In fact I applaud the Metropolitan Police’s stance on this matter. As I walk around the decaying zombiefied husk of London, I am eternally grateful that the police focus on such important crimes as gender critical tweets rather than trivial incidents such as knife crime. By the way, London without knife crime would be like Liverpool without the Beatles. If it didn’t exist what would we talk about?
What’s the point of catching murderers and rapists when someone is saying something nasty on Twitter? I don’t care that there’s gangs of marauding teenage sociopaths on mopeds stealing phones outside my front door. I demand to go online and not have my feelings hurt. How else can I be expected to stay safe?
We’ve been locking people up for tweets and things they say online for longer than I care to remember. In fact we sentenced a woman called Lucy Connolly to 31 months in jail for something she wrote on X during the riots last year. Now admittedly she did plead guilty to the charges, as advised by her lawyer, something she should never have done. But why was she being charged in the first place?
We even let paedophiles and rapists out of prison early because evil, heinous criminals like Lucy needed a jail cell. We can all agree the best way to keep women safe is by allowing people who molest them to wander the streets whilst you throw the real deviants, those that say things you disagree with, behind bars. We all know that Andrew Tate’s real crimes are his problematic tweets. It’s his refusal to accept that gender is a social construct that should see him thrown in jail for the rest of his days.

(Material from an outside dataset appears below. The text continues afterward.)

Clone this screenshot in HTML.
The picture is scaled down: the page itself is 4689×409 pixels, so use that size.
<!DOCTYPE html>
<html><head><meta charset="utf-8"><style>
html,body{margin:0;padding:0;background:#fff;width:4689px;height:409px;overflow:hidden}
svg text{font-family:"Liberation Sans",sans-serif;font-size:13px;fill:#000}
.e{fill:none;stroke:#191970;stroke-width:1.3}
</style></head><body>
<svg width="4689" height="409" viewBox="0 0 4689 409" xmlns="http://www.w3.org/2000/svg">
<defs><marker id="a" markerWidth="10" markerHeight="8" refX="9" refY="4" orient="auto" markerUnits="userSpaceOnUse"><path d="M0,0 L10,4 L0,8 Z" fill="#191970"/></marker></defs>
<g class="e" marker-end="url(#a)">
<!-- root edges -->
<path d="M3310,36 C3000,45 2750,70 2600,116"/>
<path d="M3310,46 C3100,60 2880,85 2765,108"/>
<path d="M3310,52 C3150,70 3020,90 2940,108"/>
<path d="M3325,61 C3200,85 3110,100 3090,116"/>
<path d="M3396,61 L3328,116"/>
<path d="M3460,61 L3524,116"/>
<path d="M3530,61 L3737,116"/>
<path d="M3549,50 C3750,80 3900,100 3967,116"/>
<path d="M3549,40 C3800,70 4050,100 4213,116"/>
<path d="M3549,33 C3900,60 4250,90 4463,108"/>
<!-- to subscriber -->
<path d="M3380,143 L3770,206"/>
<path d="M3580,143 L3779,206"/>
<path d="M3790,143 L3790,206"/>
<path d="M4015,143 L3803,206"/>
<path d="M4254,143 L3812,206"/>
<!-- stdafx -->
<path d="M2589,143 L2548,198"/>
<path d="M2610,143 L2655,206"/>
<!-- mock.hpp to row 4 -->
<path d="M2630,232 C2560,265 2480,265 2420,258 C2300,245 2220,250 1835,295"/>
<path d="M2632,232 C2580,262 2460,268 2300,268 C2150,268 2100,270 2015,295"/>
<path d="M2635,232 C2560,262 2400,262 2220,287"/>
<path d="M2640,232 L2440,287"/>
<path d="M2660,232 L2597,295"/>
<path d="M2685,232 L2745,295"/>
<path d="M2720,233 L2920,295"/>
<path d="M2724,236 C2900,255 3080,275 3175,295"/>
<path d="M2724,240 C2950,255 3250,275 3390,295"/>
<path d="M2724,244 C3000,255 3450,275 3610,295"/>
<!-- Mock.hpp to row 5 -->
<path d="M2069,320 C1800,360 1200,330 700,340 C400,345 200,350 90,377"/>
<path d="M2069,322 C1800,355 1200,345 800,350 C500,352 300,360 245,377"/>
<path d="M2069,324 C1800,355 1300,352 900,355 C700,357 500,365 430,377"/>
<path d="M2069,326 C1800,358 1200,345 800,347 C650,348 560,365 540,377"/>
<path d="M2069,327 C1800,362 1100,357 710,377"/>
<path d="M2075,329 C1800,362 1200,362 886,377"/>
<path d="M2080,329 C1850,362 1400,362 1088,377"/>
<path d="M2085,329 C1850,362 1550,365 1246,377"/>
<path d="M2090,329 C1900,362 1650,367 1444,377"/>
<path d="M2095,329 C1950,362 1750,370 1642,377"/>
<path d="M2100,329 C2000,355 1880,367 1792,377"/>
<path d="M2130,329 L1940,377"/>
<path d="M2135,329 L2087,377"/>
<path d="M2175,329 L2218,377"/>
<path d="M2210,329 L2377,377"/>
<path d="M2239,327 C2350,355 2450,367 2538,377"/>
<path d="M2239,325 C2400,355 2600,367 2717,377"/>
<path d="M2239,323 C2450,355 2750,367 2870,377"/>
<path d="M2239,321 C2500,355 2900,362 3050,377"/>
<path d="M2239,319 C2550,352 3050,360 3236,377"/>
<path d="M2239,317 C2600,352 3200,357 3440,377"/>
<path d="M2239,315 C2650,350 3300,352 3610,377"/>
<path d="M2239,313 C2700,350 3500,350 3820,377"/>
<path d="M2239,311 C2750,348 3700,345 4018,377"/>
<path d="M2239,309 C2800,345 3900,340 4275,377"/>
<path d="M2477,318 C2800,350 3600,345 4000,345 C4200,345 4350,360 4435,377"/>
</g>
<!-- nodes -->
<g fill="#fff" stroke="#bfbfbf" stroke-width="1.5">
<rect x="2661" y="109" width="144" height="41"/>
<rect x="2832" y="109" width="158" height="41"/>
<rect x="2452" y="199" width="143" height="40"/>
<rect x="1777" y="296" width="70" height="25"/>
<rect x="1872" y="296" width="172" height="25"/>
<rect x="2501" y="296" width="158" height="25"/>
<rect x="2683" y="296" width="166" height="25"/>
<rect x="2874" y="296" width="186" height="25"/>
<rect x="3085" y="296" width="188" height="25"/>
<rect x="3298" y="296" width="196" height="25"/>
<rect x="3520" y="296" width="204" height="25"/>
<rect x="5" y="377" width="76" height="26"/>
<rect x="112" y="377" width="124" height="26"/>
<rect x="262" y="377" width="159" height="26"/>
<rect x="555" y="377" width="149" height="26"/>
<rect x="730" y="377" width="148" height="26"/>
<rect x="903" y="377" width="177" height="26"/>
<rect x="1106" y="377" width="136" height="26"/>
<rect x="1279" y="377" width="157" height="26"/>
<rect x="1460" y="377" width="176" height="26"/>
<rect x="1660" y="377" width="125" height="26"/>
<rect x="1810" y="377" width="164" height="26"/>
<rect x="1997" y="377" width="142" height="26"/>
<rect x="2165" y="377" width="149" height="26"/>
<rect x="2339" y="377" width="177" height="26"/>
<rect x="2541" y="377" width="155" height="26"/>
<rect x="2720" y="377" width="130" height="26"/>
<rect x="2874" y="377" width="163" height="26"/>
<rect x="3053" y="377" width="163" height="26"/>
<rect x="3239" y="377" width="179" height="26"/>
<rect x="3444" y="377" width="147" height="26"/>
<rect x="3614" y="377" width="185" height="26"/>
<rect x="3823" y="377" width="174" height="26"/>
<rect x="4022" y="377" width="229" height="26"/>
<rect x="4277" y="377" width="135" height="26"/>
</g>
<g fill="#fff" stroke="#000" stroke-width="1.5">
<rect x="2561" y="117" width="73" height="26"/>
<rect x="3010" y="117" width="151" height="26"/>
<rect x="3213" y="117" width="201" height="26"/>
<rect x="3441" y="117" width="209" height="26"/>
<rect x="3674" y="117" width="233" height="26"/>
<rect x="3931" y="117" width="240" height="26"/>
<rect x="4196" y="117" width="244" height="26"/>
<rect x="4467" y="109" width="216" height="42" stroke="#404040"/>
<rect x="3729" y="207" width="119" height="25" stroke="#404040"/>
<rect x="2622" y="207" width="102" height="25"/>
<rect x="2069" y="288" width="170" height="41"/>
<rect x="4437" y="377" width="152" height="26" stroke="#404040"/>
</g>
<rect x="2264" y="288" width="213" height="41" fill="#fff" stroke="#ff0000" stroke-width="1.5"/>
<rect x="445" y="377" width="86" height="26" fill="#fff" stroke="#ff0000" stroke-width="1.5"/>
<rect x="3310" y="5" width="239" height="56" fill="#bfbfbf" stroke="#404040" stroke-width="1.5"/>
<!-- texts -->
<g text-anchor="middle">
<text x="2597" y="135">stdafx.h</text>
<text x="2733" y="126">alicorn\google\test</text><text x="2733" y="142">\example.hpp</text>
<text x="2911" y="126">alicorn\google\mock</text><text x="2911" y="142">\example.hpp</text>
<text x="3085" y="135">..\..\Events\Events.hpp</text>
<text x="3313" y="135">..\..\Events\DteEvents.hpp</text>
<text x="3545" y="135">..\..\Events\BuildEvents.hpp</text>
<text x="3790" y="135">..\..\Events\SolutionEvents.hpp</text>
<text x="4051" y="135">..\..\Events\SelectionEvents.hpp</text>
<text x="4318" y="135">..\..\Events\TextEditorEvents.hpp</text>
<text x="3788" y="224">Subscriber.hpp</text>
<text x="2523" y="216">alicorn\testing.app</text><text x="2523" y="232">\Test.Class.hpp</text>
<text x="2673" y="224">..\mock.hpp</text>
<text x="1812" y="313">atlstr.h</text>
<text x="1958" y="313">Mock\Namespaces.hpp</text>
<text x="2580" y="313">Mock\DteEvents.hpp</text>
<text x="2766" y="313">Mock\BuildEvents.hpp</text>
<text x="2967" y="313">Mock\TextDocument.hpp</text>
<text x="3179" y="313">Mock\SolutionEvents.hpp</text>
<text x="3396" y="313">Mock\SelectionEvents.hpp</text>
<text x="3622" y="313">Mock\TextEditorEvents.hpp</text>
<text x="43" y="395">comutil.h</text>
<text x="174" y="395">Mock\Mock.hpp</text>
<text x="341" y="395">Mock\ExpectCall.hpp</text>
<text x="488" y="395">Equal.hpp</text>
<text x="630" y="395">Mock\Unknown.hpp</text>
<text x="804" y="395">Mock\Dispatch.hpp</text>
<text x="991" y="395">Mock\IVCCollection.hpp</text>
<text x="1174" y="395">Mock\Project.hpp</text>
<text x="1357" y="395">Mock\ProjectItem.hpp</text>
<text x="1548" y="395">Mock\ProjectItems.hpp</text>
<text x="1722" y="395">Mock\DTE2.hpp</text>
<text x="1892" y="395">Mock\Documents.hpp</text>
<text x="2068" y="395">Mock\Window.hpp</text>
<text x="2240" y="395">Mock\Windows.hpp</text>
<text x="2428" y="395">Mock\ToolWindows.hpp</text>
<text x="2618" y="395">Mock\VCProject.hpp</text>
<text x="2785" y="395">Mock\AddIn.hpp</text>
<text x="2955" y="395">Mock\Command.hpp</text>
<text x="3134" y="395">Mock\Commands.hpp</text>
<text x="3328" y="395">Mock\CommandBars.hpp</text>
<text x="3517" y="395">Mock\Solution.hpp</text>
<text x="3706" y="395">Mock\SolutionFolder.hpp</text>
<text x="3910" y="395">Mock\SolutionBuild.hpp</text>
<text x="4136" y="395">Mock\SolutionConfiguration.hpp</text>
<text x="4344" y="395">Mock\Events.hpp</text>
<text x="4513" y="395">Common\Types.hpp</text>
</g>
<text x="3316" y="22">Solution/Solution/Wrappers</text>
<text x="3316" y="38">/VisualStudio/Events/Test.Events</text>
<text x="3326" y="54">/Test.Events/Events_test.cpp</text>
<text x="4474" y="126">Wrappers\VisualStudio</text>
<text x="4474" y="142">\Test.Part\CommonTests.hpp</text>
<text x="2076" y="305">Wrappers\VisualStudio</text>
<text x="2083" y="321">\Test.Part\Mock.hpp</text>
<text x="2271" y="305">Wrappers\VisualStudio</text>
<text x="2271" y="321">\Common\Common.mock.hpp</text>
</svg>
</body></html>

It could be worse. I could be Scottish. You see England is retarded but compared to the Scots: we’re Stephen Hawking with an AI implant level genius. Scotland is the home of the Edinburgh Festival, the biggest arts festival in the world. Comedians, artists and performers come from all over the world to perform at the festival. Yet Scotland has brought in hate speech laws which mean you could be arrested for things that you say on stage that a “reasonable person” would find “offensive”.
By the way, if you think that you should imprison someone for an offensive joke. You’re not reasonable. It’s like saying “Oh I’m a liberal jihadist”. “Just a chilled out, relaxed dude who loves long walks, chilling out at home and death to the infidel pig dogs who disagree with me. Pronouns Allah/ Akhbar”.

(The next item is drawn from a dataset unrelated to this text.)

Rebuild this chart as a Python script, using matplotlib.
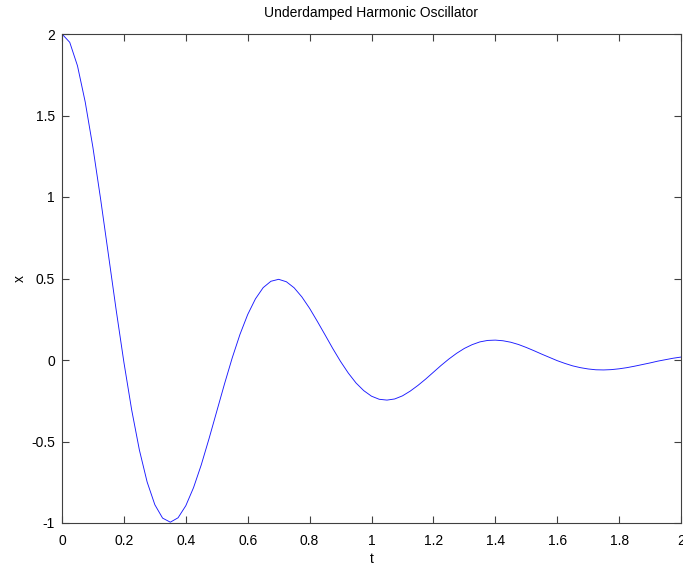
import numpy as np
import matplotlib
matplotlib.use('Agg')
import matplotlib.pyplot as plt

# displacement x(t), values
t = [0.000, 0.025, 0.050, 0.075, 0.100, 0.125, 0.150, 0.175, 0.200, 0.225,
     0.250, 0.275, 0.300, 0.325, 0.350, 0.375, 0.400, 0.425, 0.450, 0.475,
     0.500, 0.525, 0.550, 0.575, 0.600, 0.625, 0.650, 0.675, 0.700, 0.725,
     0.750, 0.775, 0.800, 0.825, 0.850, 0.875, 0.900, 0.925, 0.950, 0.975,
     1.000, 1.025, 1.050, 1.075, 1.100, 1.125, 1.150, 1.175, 1.200, 1.225,
     1.250, 1.275, 1.300, 1.325, 1.350, 1.375, 1.400, 1.425, 1.450, 1.475,
     1.500, 1.525, 1.550, 1.575, 1.600, 1.625, 1.650, 1.675, 1.700, 1.725,
     1.750, 1.775, 1.800, 1.825, 1.850, 1.875, 1.900, 1.925, 1.950, 1.975,
     2.000]
x = [2.000, 1.949, 1.805, 1.583, 1.303, 0.984, 0.646, 0.307, -0.014, -0.305,
     -0.552, -0.748, -0.888, -0.970, -0.995, -0.968, -0.894, -0.783, -0.643, -0.483,
     -0.315, -0.147, 0.013, 0.157, 0.279, 0.375, 0.444, 0.483, 0.495, 0.480,
     0.443, 0.387, 0.317, 0.237, 0.154, 0.070, -0.009, -0.080, -0.141, -0.188,
     -0.222, -0.241, -0.246, -0.239, -0.220, -0.191, -0.156, -0.117, -0.075, -0.033,
     0.006, 0.041, 0.071, 0.094, 0.111, 0.120, 0.122, 0.118, 0.109, 0.095,
     0.077, 0.057, 0.036, 0.016, -0.004, -0.021, -0.036, -0.047, -0.055, -0.060,
     -0.061, -0.059, -0.054, -0.047, -0.038, -0.028, -0.018, -0.007, 0.002, 0.011,
     0.018]

xticks = [0, 0.2, 0.4, 0.6, 0.8, 1, 1.2, 1.4, 1.6, 1.8, 2]
yticks = [-1, -0.5, 0, 0.5, 1, 1.5, 2]

plt.rcParams['font.family'] = ['Liberation Sans', 'DejaVu Sans']
plt.rcParams['font.size'] = 10

fig = plt.figure(figsize=(6.83, 5.65), dpi=100)
ax = fig.add_axes([62 / 683, 42 / 565, 619 / 683, 489 / 565])

ax.plot(t, x, color='#1a1aff', linewidth=0.65)

ax.set_xlim(0, 2)
ax.set_ylim(-1, 2)
ax.set_xticks(xticks)
ax.set_xticklabels(['%g' % v for v in xticks])
ax.set_yticks(yticks)
ax.set_yticklabels(['%g' % v for v in yticks])
ax.tick_params(direction='in', length=5, width=0.8, color='#404040',
               top=True, right=True, labelcolor='black')
ax.tick_params(axis='x', pad=8)
ax.tick_params(axis='y', pad=5)
for s in ax.spines.values():
    s.set_color('#404040')
    s.set_linewidth(0.8)

ax.set_title('Underdamped Harmonic Oscillator', fontsize=10, pad=12)
ax.set_xlabel('t', labelpad=3)
ax.set_ylabel('x', labelpad=3)

fig.savefig('out.png', dpi=100)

The only person who wins out of this is me because I’ve been warning about this for years. I now get to lord it over all the Left wing comedians who said “free speech is a right wing issue”. Who’s right wing now bitches? Still me according to them but now seeing Graham’s arrested they’ve changed their opinion. Of course that’s a joke. They haven’t changed their mind, they’re even more retarded than they were before and doubled down on their opinion. As has everyone else by the way.
Zach Polanski (the leader of the Green Party) agreed with Graham’s arrest. Turns out climate change doesn’t just affect the planet, it also affects your brain.

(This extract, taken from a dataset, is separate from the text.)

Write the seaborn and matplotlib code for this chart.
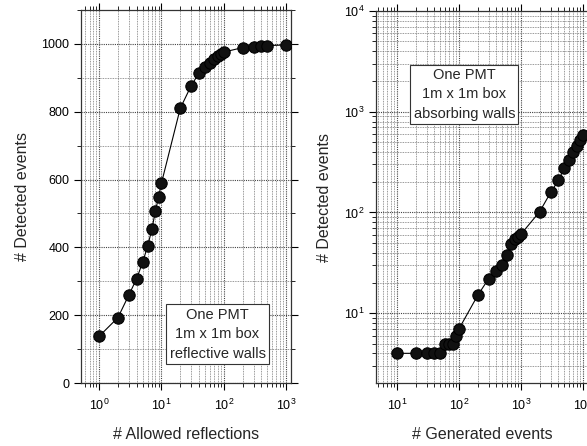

So I look forward to writing another one of these from prison. But don’t worry I will identify as a woman so I’ll be able to be surrounded by women and finally accepted by all my former comedian colleagues.
I love how you manage to combine humour with bitter truth, with a sprinkle of rage…
A talent some would say, but we know better
Hope you kill tonight, be well my friend.
Brilliant, Francis. We have definitely gone Radio Rental! I know that's an old TV retailer from the 70s but I'm using it as rhyming slang in case I get thrown in the slammer! I may be am advocate of free speech but go to jail I will not do!